Abstract

Abstract The trial of Chad’s former President Hissène Habré in 2015 was heartily anticipated and then heralded as an ‘African solution to African problems’. In myriad ways, the Extraordinary African Chambers (EAC) in Senegal’s court system indeed picketed a momentous transitional justice experience. It was simultaneously international, regional and local. It applied the universal jurisdiction principle. It judged a former and foreign head of state. It dealt with a ‘cold case’ from the Cold War. This was unprecedented in Africa and elsewhere. Crucially, the Habré trial departed from a ‘distant’, alienating trend of symbolic justice for African atrocities promised by the International Criminal Court (ICC).

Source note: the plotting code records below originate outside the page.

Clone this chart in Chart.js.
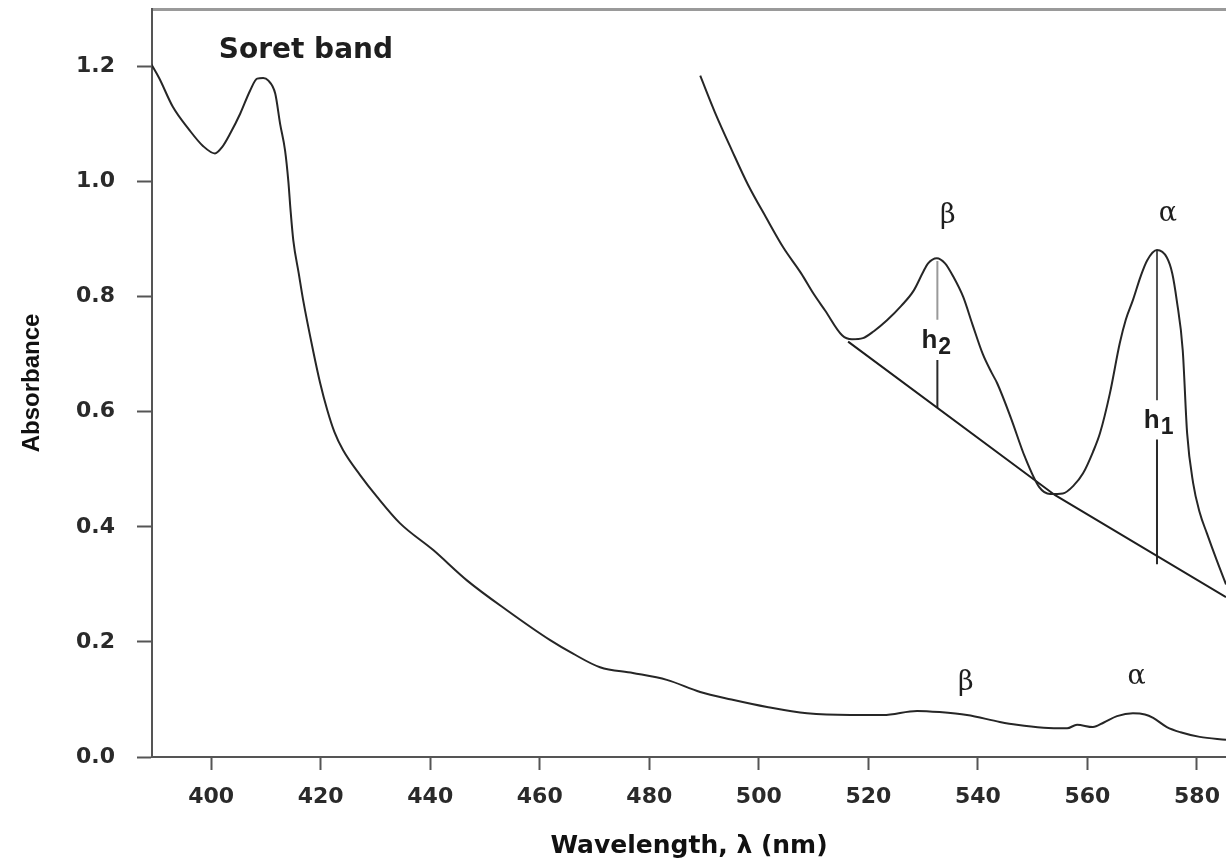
<!DOCTYPE html>
<html>
<head>
<meta charset="utf-8">
<script src="https://cdn.jsdelivr.net/npm/chart.js@4.4.1/dist/chart.umd.min.js"></script>
<style>
  html, body { margin: 0; padding: 0; background: #fff; }
  #wrap { position: relative; width: 1226px; height: 861px; }
</style>
</head>
<body>
<div id="wrap"><canvas id="spectrum"></canvas></div>
<script>
// full spectrum: wavelength (nm) and absorbance
const wavelength = [389.0, 390.5, 393.0, 396.0, 398.5, 400.7, 402.0, 403.5, 405.3, 407.1, 408.4, 409.5, 410.4, 411.7,
  412.6, 413.5, 414.1, 414.5, 415.0, 416.0, 416.8, 418.6, 419.9, 421.2, 422.5, 424.1, 427.2, 430.3, 434.5, 440.5,
  446.7, 454.0, 461.9, 466.0, 471.0, 477.0, 483.2, 489.3, 495.0, 501.5, 508.8, 516.7, 522.7, 528.9, 533.0, 538.0,
  544.0, 547.1, 552.0, 556.3, 558.1, 561.0, 563.0, 565.4, 568.3, 570.5, 572.0, 574.5, 577.0, 580.5, 585.3];
const absorbance = [1.205, 1.180, 1.130, 1.090, 1.062, 1.049, 1.060, 1.084, 1.118, 1.158, 1.179, 1.180, 1.176, 1.153,
  1.100, 1.054, 1.000, 0.950, 0.898, 0.840, 0.794, 0.707, 0.650, 0.603, 0.565, 0.533, 0.490, 0.452, 0.406, 0.360,
  0.307, 0.255, 0.203, 0.180, 0.156, 0.146, 0.134, 0.113, 0.100, 0.087, 0.076, 0.073, 0.073, 0.080, 0.078, 0.073,
  0.061, 0.056, 0.051, 0.050, 0.056, 0.052, 0.060, 0.071, 0.076, 0.074, 0.068, 0.052, 0.043, 0.035, 0.030];

// magnified Q-band region drawn over the plot
const zoomWavelength = [489.3, 492.0, 495.1, 498.0, 501.3, 504.5, 507.7, 510.0, 512.1, 515.2, 517.0, 519.0, 521.0,
  523.4, 526.0, 528.3, 530.0, 530.9, 532.5, 534.0, 535.5, 537.3, 539.0, 540.9, 542.5, 543.5, 546.0, 548.6, 551.2,
  553.2, 555.5, 557.5, 559.2, 561.0, 562.3, 564.1, 565.9, 567.0, 568.3, 569.7, 570.9, 572.7, 574.5, 575.5, 576.3,
  577.4, 578.2, 579.3, 580.5, 581.8, 583.6, 585.3];
const zoomAbsorbance = [1.184, 1.120, 1.054, 0.995, 0.938, 0.885, 0.841, 0.805, 0.776, 0.733, 0.726, 0.728, 0.740,
  0.759, 0.784, 0.811, 0.843, 0.858, 0.867, 0.858, 0.835, 0.800, 0.752, 0.700, 0.668, 0.650, 0.590, 0.521, 0.469,
  0.457, 0.458, 0.472, 0.493, 0.530, 0.563, 0.632, 0.719, 0.760, 0.794, 0.835, 0.863, 0.881, 0.868, 0.840, 0.794,
  0.707, 0.563, 0.476, 0.425, 0.389, 0.342, 0.300];

// tangent baseline under the bands
const baseWavelength = [516.3, 554.1, 585.3];
const baseAbsorbance = [0.722, 0.455, 0.278];

// peak height markers h2 (beta) and h1 (alpha)
const h2Wavelength = 532.6;
const h2Upper = [0.862, 0.760];
const h2Lower = [0.690, 0.607];
const h1Wavelength = 572.7;
const h1Upper = [0.881, 0.620];
const h1Lower = [0.552, 0.335];

const xTicks = [400, 420, 440, 460, 480, 500, 520, 540, 560, 580];
const yTicks = [0.0, 0.2, 0.4, 0.6, 0.8, 1.0, 1.2];

// text annotations
const bandLabels = [
  { text: 'Soret band', x: 417.3, y: 1.228, font: 'bold 28px "DejaVu Sans"' },
  { text: 'β', x: 534.5, y: 0.940, font: '27px "DejaVu Serif"' },
  { text: 'α', x: 574.7, y: 0.943, font: '27px "DejaVu Serif"' },
  { text: 'β', x: 537.8, y: 0.129, font: '27px "DejaVu Serif"' },
  { text: 'α', x: 569.0, y: 0.139, font: '27px "DejaVu Serif"' },
  { text: 'h', sub: '2', x: 532.3, y: 0.724, font: 'bold 26px "Liberation Sans"' },
  { text: 'h', sub: '1', x: 572.9, y: 0.585, font: 'bold 26px "Liberation Sans"' }
];

const xMin = 389.2, xMax = 585.3;
const toPoints = (xs, ys) => xs.map((v, i) => ({ x: v, y: ys[i] }));
const vLine = (x, ys) => ys.map(v => ({ x: x, y: v }));

const lineStyle = (data, color, width, smooth) => ({
  data: data,
  borderColor: color,
  borderWidth: width,
  pointRadius: 0,
  cubicInterpolationMode: smooth ? 'monotone' : 'default',
  tension: 0,
  fill: false
});

// drop the automatic label padding so the plot area sits where the axes say
const noPadding = s => {
  s.paddingTop = 0; s.paddingBottom = 0; s.paddingLeft = 0; s.paddingRight = 0;
};

const labelPlugin = {
  id: 'bandLabels',
  afterDatasetsDraw(chart) {
    const { ctx, scales: { x, y } } = chart;
    ctx.save();
    ctx.textBaseline = 'middle';
    ctx.fillStyle = '#1e1e1e';
    bandLabels.forEach(l => {
      const px = x.getPixelForValue(l.x);
      const py = y.getPixelForValue(l.y);
      ctx.font = l.font;
      if (!l.sub) {
        ctx.textAlign = 'center';
        ctx.fillText(l.text, px, py);
        return;
      }
      const hw = ctx.measureText(l.text).width;
      ctx.font = 'bold 23px "Liberation Sans"';
      const sw = ctx.measureText(l.sub).width;
      const start = px - (hw + sw) / 2;
      ctx.textAlign = 'left';
      ctx.fillText(l.sub, start + hw + 1, py + 7);
      ctx.font = l.font;
      ctx.fillText(l.text, start, py);
    });
    ctx.restore();
  }
};

new Chart(document.getElementById('spectrum'), {
  type: 'line',
  data: {
    datasets: [
      lineStyle(toPoints(wavelength, absorbance), '#262626', 2, true),
      lineStyle(toPoints(zoomWavelength, zoomAbsorbance), '#262626', 2, true),
      lineStyle(toPoints(baseWavelength, baseAbsorbance), '#1e1e1e', 2, false),
      lineStyle(vLine(h2Wavelength, h2Upper), '#9a9a9a', 2, false),
      lineStyle(vLine(h2Wavelength, h2Lower), '#2a2a2a', 2, false),
      lineStyle(vLine(h1Wavelength, h1Upper), '#555555', 2, false),
      lineStyle(vLine(h1Wavelength, h1Lower), '#2a2a2a', 2, false)
    ]
  },
  options: {
    responsive: true,
    maintainAspectRatio: false,
    animation: false,
    events: [],
    layout: { padding: 0 },
    plugins: { legend: { display: false }, tooltip: { enabled: false } },
    scales: {
      x: {
        type: 'linear',
        position: 'bottom',
        min: xMin,
        max: xMax,
        afterBuildTicks: s => { s.ticks = xTicks.map(v => ({ value: v })); },
        afterFit: s => { s.height = 104; noPadding(s); },
        grid: { display: true, drawOnChartArea: false, tickLength: 13, tickWidth: 2, tickColor: '#555' },
        border: { display: true, color: '#555', width: 2 },
        ticks: {
          color: '#2a2a2a',
          font: { family: 'DejaVu Sans', size: 22, weight: 'bold' },
          padding: 14,
          maxRotation: 0,
          autoSkip: false,
          callback: v => v
        },
        title: {
          display: true,
          text: 'Wavelength, λ (nm)',
          color: '#111',
          font: { family: 'DejaVu Sans', size: 25, weight: 'bold' },
          padding: { top: 0, bottom: 0 }
        }
      },
      xTop: {
        type: 'linear',
        position: 'top',
        min: xMin,
        max: xMax,
        afterFit: s => { s.height = 9; noPadding(s); },
        ticks: { display: false },
        grid: { display: false, drawTicks: false },
        border: { display: true, color: '#9a9a9a', width: 3 }
      },
      y: {
        type: 'linear',
        min: 0,
        max: 1.3,
        afterBuildTicks: s => { s.ticks = yTicks.map(v => ({ value: v })); },
        afterFit: s => { s.width = 152; noPadding(s); },
        grid: { display: true, drawOnChartArea: false, tickLength: 15, tickWidth: 2, tickColor: '#555' },
        border: { display: true, color: '#555', width: 2 },
        ticks: {
          color: '#2a2a2a',
          font: { family: 'DejaVu Sans', size: 22, weight: 'bold' },
          padding: 22,
          callback: v => v.toFixed(1)
        },
        title: {
          display: true,
          text: 'Absorbance',
          color: '#111',
          font: { family: 'Liberation Sans', size: 24, weight: 'bold' },
          padding: { top: 18, bottom: 0 }
        }
      }
    }
  },
  plugins: [labelPlugin]
});
</script>
</body>
</html>
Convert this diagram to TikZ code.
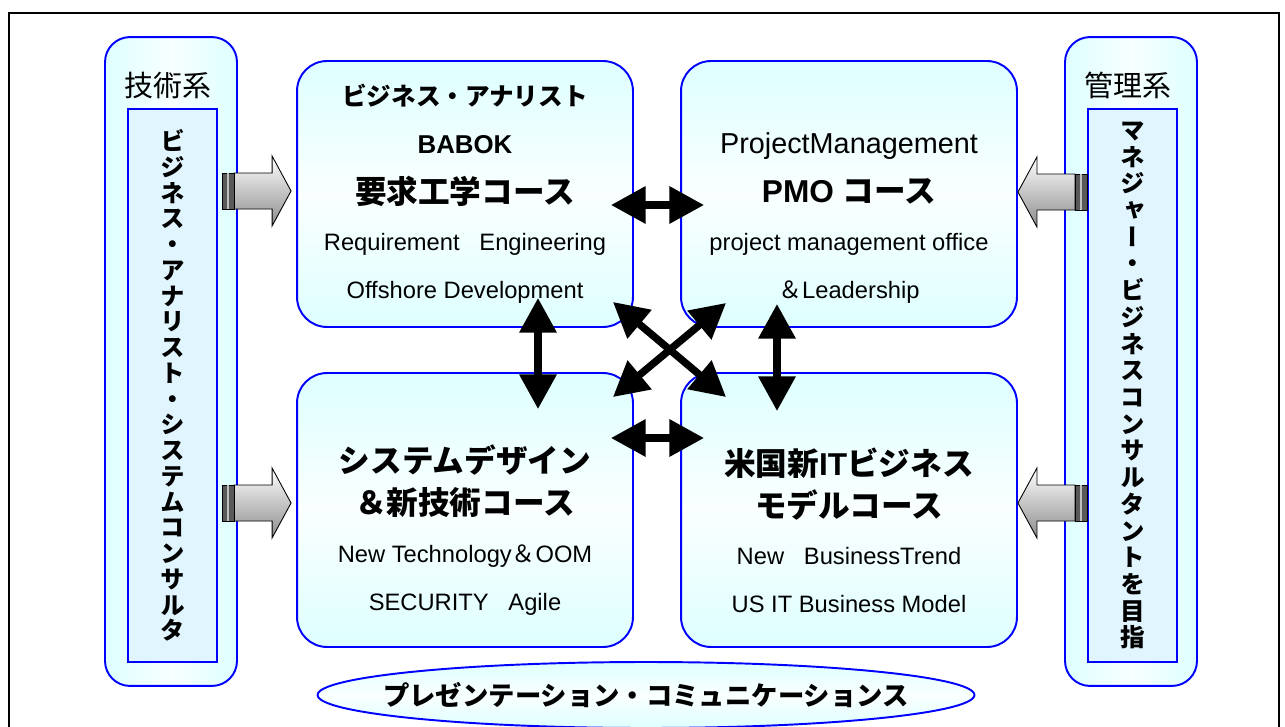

In Dakar, justice was pursued, performed and profited by those indirectly and directly victimized by the accused, while the passionate courtroom dynamics were palatably and transparently broadcasted. Notwithstanding these topical novelties, this article traces a more complex, more remote, and at times forgotten genealogy of transitional justice in Africa. By historicizing, contextualizing and exemplifying the Habré trial in light of unseen precedents from, inter alia, Congo Free State, Namibia, Equatorial Guinea and Ethiopia, it seeks to add historical layers of complexity to portrayals of Africa as passive object in the evolution of international criminal justice.